» DATA EXCERPT:

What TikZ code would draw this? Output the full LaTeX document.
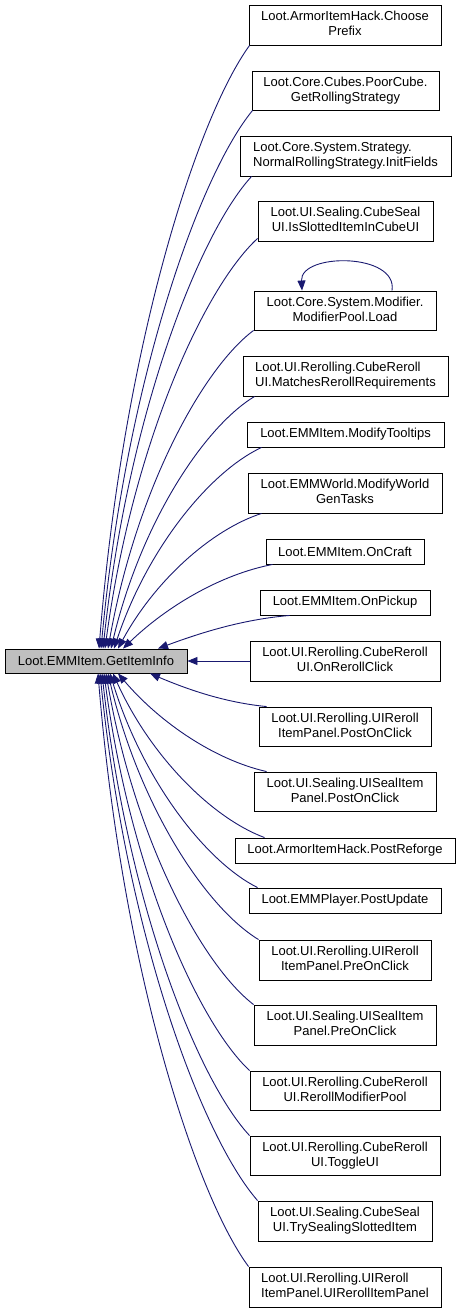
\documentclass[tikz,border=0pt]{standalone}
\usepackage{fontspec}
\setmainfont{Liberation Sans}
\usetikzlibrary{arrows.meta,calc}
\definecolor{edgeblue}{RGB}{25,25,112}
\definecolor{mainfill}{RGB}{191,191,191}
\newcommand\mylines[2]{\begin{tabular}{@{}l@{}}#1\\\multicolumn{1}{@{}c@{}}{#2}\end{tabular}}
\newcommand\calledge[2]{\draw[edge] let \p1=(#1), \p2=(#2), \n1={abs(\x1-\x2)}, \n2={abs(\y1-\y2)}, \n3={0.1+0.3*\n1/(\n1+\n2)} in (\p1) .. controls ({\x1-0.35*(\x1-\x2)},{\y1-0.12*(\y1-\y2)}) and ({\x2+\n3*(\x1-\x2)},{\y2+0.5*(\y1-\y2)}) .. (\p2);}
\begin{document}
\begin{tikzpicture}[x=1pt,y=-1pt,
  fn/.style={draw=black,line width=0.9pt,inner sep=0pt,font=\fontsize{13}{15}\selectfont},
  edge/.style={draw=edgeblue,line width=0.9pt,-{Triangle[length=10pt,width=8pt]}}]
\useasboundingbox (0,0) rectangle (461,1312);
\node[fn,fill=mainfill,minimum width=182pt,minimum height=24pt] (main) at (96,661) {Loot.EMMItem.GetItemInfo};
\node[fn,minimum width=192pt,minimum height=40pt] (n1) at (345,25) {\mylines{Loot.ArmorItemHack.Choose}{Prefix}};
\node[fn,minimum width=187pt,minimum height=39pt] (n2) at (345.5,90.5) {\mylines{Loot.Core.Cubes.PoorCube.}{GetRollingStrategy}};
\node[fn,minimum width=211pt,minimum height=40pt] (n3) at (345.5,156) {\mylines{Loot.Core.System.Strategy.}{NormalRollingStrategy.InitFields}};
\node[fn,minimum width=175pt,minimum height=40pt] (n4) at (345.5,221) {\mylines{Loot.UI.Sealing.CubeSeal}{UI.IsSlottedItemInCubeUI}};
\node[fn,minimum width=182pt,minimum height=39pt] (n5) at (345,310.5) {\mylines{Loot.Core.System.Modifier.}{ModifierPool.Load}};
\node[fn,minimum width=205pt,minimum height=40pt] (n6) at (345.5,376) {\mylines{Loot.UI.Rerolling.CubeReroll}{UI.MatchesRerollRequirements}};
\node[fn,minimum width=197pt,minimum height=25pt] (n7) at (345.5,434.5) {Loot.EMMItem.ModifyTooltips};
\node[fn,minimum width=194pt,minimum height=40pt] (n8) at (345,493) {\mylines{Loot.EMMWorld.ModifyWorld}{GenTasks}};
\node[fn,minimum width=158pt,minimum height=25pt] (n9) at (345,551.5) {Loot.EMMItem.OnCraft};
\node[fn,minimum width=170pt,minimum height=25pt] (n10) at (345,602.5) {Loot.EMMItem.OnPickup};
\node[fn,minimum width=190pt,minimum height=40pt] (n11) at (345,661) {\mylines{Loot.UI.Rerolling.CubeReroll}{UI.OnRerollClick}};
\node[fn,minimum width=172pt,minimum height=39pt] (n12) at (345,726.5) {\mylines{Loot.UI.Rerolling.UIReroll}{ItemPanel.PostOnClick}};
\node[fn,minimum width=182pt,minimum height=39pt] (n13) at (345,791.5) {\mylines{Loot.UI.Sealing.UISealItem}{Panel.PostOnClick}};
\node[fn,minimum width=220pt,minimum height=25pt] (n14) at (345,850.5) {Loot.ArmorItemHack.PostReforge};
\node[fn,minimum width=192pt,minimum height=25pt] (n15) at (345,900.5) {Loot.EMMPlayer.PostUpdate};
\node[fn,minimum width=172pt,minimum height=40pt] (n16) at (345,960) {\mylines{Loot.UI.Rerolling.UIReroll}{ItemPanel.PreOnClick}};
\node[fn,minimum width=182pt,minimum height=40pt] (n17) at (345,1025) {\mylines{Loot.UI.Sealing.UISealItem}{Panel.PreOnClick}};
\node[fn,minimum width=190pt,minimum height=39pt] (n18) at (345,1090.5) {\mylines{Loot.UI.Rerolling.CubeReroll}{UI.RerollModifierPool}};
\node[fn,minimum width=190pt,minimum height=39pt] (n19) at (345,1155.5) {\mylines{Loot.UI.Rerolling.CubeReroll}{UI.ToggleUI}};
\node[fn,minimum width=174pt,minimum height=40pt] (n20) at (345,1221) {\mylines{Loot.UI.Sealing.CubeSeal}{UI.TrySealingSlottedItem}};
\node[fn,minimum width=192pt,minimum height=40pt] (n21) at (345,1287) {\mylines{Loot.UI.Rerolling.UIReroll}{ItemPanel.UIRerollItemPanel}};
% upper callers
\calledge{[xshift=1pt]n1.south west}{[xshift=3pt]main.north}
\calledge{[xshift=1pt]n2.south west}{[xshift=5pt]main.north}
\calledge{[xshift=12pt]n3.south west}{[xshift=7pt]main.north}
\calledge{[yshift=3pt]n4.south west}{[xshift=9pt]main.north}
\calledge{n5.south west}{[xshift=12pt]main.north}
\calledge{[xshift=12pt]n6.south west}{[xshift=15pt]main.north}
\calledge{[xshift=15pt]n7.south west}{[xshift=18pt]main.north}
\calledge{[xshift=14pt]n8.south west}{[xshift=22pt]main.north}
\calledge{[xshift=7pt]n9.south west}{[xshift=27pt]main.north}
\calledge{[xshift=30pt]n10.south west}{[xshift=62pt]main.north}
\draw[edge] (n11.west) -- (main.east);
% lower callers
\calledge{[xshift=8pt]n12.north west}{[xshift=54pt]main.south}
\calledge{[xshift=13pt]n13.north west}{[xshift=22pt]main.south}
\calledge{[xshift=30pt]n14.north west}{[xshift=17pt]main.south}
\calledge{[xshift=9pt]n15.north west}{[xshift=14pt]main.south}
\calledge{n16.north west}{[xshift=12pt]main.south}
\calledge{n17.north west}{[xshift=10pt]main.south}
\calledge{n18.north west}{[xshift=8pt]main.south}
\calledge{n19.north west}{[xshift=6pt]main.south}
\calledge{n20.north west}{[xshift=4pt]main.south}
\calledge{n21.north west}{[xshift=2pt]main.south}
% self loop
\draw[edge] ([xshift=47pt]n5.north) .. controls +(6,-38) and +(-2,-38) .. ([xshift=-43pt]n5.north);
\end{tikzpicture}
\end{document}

» DESCRIPTION OF THE TASK:
Reproduce the material in full, word for word, and omit the pictures.

» RESULT FOR THIS TASK:
What TikZ code would draw this? Output the full LaTeX document.
\documentclass[tikz,border=0pt]{standalone}
\usepackage{fontspec}
\setmainfont{Liberation Sans}
\usetikzlibrary{arrows.meta,calc}
\definecolor{edgeblue}{RGB}{25,25,112}
\definecolor{mainfill}{RGB}{191,191,191}
\newcommand\mylines[2]{\begin{tabular}{@{}l@{}}#1\\\multicolumn{1}{@{}c@{}}{#2}\end{tabular}}
\newcommand\calledge[2]{\draw[edge] let \p1=(#1), \p2=(#2), \n1={abs(\x1-\x2)}, \n2={abs(\y1-\y2)}, \n3={0.1+0.3*\n1/(\n1+\n2)} in (\p1) .. controls ({\x1-0.35*(\x1-\x2)},{\y1-0.12*(\y1-\y2)}) and ({\x2+\n3*(\x1-\x2)},{\y2+0.5*(\y1-\y2)}) .. (\p2);}
\begin{document}
\begin{tikzpicture}[x=1pt,y=-1pt,
  fn/.style={draw=black,line width=0.9pt,inner sep=0pt,font=\fontsize{13}{15}\selectfont},
  edge/.style={draw=edgeblue,line width=0.9pt,-{Triangle[length=10pt,width=8pt]}}]
\useasboundingbox (0,0) rectangle (461,1312);
\node[fn,fill=mainfill,minimum width=182pt,minimum height=24pt] (main) at (96,661) {Loot.EMMItem.GetItemInfo};
\node[fn,minimum width=192pt,minimum height=40pt] (n1) at (345,25) {\mylines{Loot.ArmorItemHack.Choose}{Prefix}};
\node[fn,minimum width=187pt,minimum height=39pt] (n2) at (345.5,90.5) {\mylines{Loot.Core.Cubes.PoorCube.}{GetRollingStrategy}};
\node[fn,minimum width=211pt,minimum height=40pt] (n3) at (345.5,156) {\mylines{Loot.Core.System.Strategy.}{NormalRollingStrategy.InitFields}};
\node[fn,minimum width=175pt,minimum height=40pt] (n4) at (345.5,221) {\mylines{Loot.UI.Sealing.CubeSeal}{UI.IsSlottedItemInCubeUI}};
\node[fn,minimum width=182pt,minimum height=39pt] (n5) at (345,310.5) {\mylines{Loot.Core.System.Modifier.}{ModifierPool.Load}};
\node[fn,minimum width=205pt,minimum height=40pt] (n6) at (345.5,376) {\mylines{Loot.UI.Rerolling.CubeReroll}{UI.MatchesRerollRequirements}};
\node[fn,minimum width=197pt,minimum height=25pt] (n7) at (345.5,434.5) {Loot.EMMItem.ModifyTooltips};
\node[fn,minimum width=194pt,minimum height=40pt] (n8) at (345,493) {\mylines{Loot.EMMWorld.ModifyWorld}{GenTasks}};
\node[fn,minimum width=158pt,minimum height=25pt] (n9) at (345,551.5) {Loot.EMMItem.OnCraft};
\node[fn,minimum width=170pt,minimum height=25pt] (n10) at (345,602.5) {Loot.EMMItem.OnPickup};
\node[fn,minimum width=190pt,minimum height=40pt] (n11) at (345,661) {\mylines{Loot.UI.Rerolling.CubeReroll}{UI.OnRerollClick}};
\node[fn,minimum width=172pt,minimum height=39pt] (n12) at (345,726.5) {\mylines{Loot.UI.Rerolling.UIReroll}{ItemPanel.PostOnClick}};
\node[fn,minimum width=182pt,minimum height=39pt] (n13) at (345,791.5) {\mylines{Loot.UI.Sealing.UISealItem}{Panel.PostOnClick}};
\node[fn,minimum width=220pt,minimum height=25pt] (n14) at (345,850.5) {Loot.ArmorItemHack.PostReforge};
\node[fn,minimum width=192pt,minimum height=25pt] (n15) at (345,900.5) {Loot.EMMPlayer.PostUpdate};
\node[fn,minimum width=172pt,minimum height=40pt] (n16) at (345,960) {\mylines{Loot.UI.Rerolling.UIReroll}{ItemPanel.PreOnClick}};
\node[fn,minimum width=182pt,minimum height=40pt] (n17) at (345,1025) {\mylines{Loot.UI.Sealing.UISealItem}{Panel.PreOnClick}};
\node[fn,minimum width=190pt,minimum height=39pt] (n18) at (345,1090.5) {\mylines{Loot.UI.Rerolling.CubeReroll}{UI.RerollModifierPool}};
\node[fn,minimum width=190pt,minimum height=39pt] (n19) at (345,1155.5) {\mylines{Loot.UI.Rerolling.CubeReroll}{UI.ToggleUI}};
\node[fn,minimum width=174pt,minimum height=40pt] (n20) at (345,1221) {\mylines{Loot.UI.Sealing.CubeSeal}{UI.TrySealingSlottedItem}};
\node[fn,minimum width=192pt,minimum height=40pt] (n21) at (345,1287) {\mylines{Loot.UI.Rerolling.UIReroll}{ItemPanel.UIRerollItemPanel}};
% upper callers
\calledge{[xshift=1pt]n1.south west}{[xshift=3pt]main.north}
\calledge{[xshift=1pt]n2.south west}{[xshift=5pt]main.north}
\calledge{[xshift=12pt]n3.south west}{[xshift=7pt]main.north}
\calledge{[yshift=3pt]n4.south west}{[xshift=9pt]main.north}
\calledge{n5.south west}{[xshift=12pt]main.north}
\calledge{[xshift=12pt]n6.south west}{[xshift=15pt]main.north}
\calledge{[xshift=15pt]n7.south west}{[xshift=18pt]main.north}
\calledge{[xshift=14pt]n8.south west}{[xshift=22pt]main.north}
\calledge{[xshift=7pt]n9.south west}{[xshift=27pt]main.north}
\calledge{[xshift=30pt]n10.south west}{[xshift=62pt]main.north}
\draw[edge] (n11.west) -- (main.east);
% lower callers
\calledge{[xshift=8pt]n12.north west}{[xshift=54pt]main.south}
\calledge{[xshift=13pt]n13.north west}{[xshift=22pt]main.south}
\calledge{[xshift=30pt]n14.north west}{[xshift=17pt]main.south}
\calledge{[xshift=9pt]n15.north west}{[xshift=14pt]main.south}
\calledge{n16.north west}{[xshift=12pt]main.south}
\calledge{n17.north west}{[xshift=10pt]main.south}
\calledge{n18.north west}{[xshift=8pt]main.south}
\calledge{n19.north west}{[xshift=6pt]main.south}
\calledge{n20.north west}{[xshift=4pt]main.south}
\calledge{n21.north west}{[xshift=2pt]main.south}
% self loop
\draw[edge] ([xshift=47pt]n5.north) .. controls +(6,-38) and +(-2,-38) .. ([xshift=-43pt]n5.north);
\end{tikzpicture}
\end{document}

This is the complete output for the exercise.